The pacing of the Netflix seasons, on the other hand, is painfully slow. The exposition is long and drawn-out and takes longer to get to the point than the early seasons would take to get to the next scene, having set up several major plot points.
Portia de Rossi retired from acting before the end
Last year, Portia de Rossi appeared on her wife Ellen DeGeneres’ talk show to announce that she would be retiring from acting. She clarified that she’d be making an exception to that retirement for future seasons of Arrested Development, but it was clear that her commitment to the show was spotty at best.
The storyline of Lindsay running for public office was an interesting development for her character, but with de Rossi only appearing in a handful of scenes – and hardly ever with any of her co-stars – the writers didn’t have enough room to really explore the idea in any satirical depth.
They’re not rewatchable
The first three seasons of Arrested Development are among the rewatchable TV episodes ever made. No matter how many times you’ve seen those early seasons, they never get old, because you’re always picking up on jokes that you missed the first time, and the jokes that you did catch still elicit laughs all these years later.
However, the fourth and fifth seasons, although their M.O. was to be rewatched on a streaming service as opposed to just viewed once on a broadcast network, were a task to sit through the first time, let alone over and over again like the early episodes.
Michael and George Michael’s relationship was destroyed
Despite all the terrible things that the characters of Arrested Development do, there are a couple of earnest elements that keep the show endearing with an uncharacteristic sweetness. One of those things was always Michael and George Michael’s relationship. George Michael was desperate to make his dad proud by working on his weekends and getting straight-As, while Michael was struggling to do right by his son as a widowed single father.
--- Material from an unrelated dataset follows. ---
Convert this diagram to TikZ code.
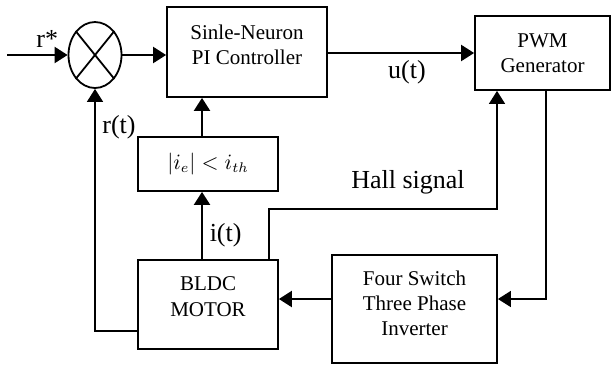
\documentclass[tikz,border=0pt]{standalone}
\usepackage{fontspec}
\setmainfont{Liberation Serif}
\usetikzlibrary{arrows.meta,positioning,shapes.geometric,calc}

\begin{document}
\begin{tikzpicture}[x=0.5pt,y=-0.5pt,
  block/.style={rectangle,draw,line width=0.9pt,align=center,
                font=\fontsize{10.5}{12.6}\selectfont,inner sep=0pt},
  summer/.style={ellipse,draw,line width=0.9pt,minimum width=26.5pt,
                 minimum height=33pt,inner sep=0pt},
  lbl/.style={font=\fontsize{13}{15}\selectfont},
  arr/.style={-{Triangle[length=6.5pt,width=8pt]},line width=1.1pt},
  tarr/.style={-{Triangle[length=6.5pt,width=8pt]},line width=0.75pt}]

  \useasboundingbox (0,0) rectangle (613,365);

  \node[summer] (sum) at (95,55) {};
  \draw[line width=0.9pt] (sum.north west) -- (sum.south east);
  \draw[line width=0.9pt] (sum.north east) -- (sum.south west);

  \node[block,minimum width=80pt,minimum height=45pt,text depth=7pt] (pi) at (247,52)
    {Sinle-Neuron\\PI Controller};
  \node[block,minimum width=67.5pt,minimum height=37pt] (pwm) at (542.5,53)
    {PWM\\Generator};
  \node[block,minimum width=70pt,minimum height=27pt] (cond) at (208,164)
    {$|i_e| < i_{th}$};
  \node[block,minimum width=70pt,minimum height=44.5pt,text depth=8pt] (bldc) at (208,304.5)
    {BLDC\\MOTOR};
  \node[block,minimum width=82.5pt,minimum height=54pt,text depth=6pt] (inv) at (414.5,309)
    {Four Switch\\Three Phase\\Inverter};

  \coordinate (ref) at (7,55);

  \draw[arr] (ref) -- node[lbl,above,xshift=5pt] {r*} (sum.west);
  \draw[arr] (sum.east) -- (sum.east -| pi.west);
  \draw[arr] (pwm.west -| pi.east) -- node[lbl,below=0pt,xshift=3pt] {u(t)} (pwm.west);
  \draw[arr] ([xshift=-3pt]cond.north) -- ([xshift=-3pt]cond.north |- pi.south);
  \draw[arr] ([xshift=-3pt]bldc.north) -- node[lbl,right,yshift=-5pt] {i(t)}
    ([xshift=-3pt]cond.south);
  \draw[tarr] ([xshift=30.5pt]bldc.north) -- ++(0,-50)
    -| ([xshift=-22.75pt]pwm.south);
  \node[lbl] (hall) at (408,182) {Hall signal};
  \draw[tarr] ([xshift=1.75pt]pwm.south) |- ([yshift=5pt]inv.east);
  \draw[arr] ([yshift=5pt]inv.west) -- ([yshift=5pt]inv.west -| bldc.east);
  \draw[tarr] ([yshift=-13.25pt]bldc.west) -| node[lbl,right,pos=0.92] {r(t)}
    (sum.south);
\end{tikzpicture}
\end{document}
They were hardly ever on the same page, but they were always trying to connect with each other. In the Netflix seasons, their relationship devolved. George Michael took on a Maeby-esque double life, Michael slept with his son’s girlfriend, George Michael literally punched Michael in the face – it just didn’t sit right (or, pardon the pun, sit well).
Season 4 was such a mess that it could be completely re-edited
After Arrested Development’s fourth season was criticized for being disjointed, the producers responded by re-cutting it to visually resemble earlier episodes, while lacking their coherence. There aren’t many seasons of television that could be completely re-edited like that. The early seasons of Arrested Development were plotted very deliberately. You couldn’t budge an inch of film in any of those episodes, because their scripts were so tight.
Every line of dialogue included some kind of callback or pun or reference that only make sense in that sequence. But season 4 was such a mess that Mitchell Hurwitz was able to go back into the cutting room, re-edit the entire thing, and re-release it as “Fateful Consequences.”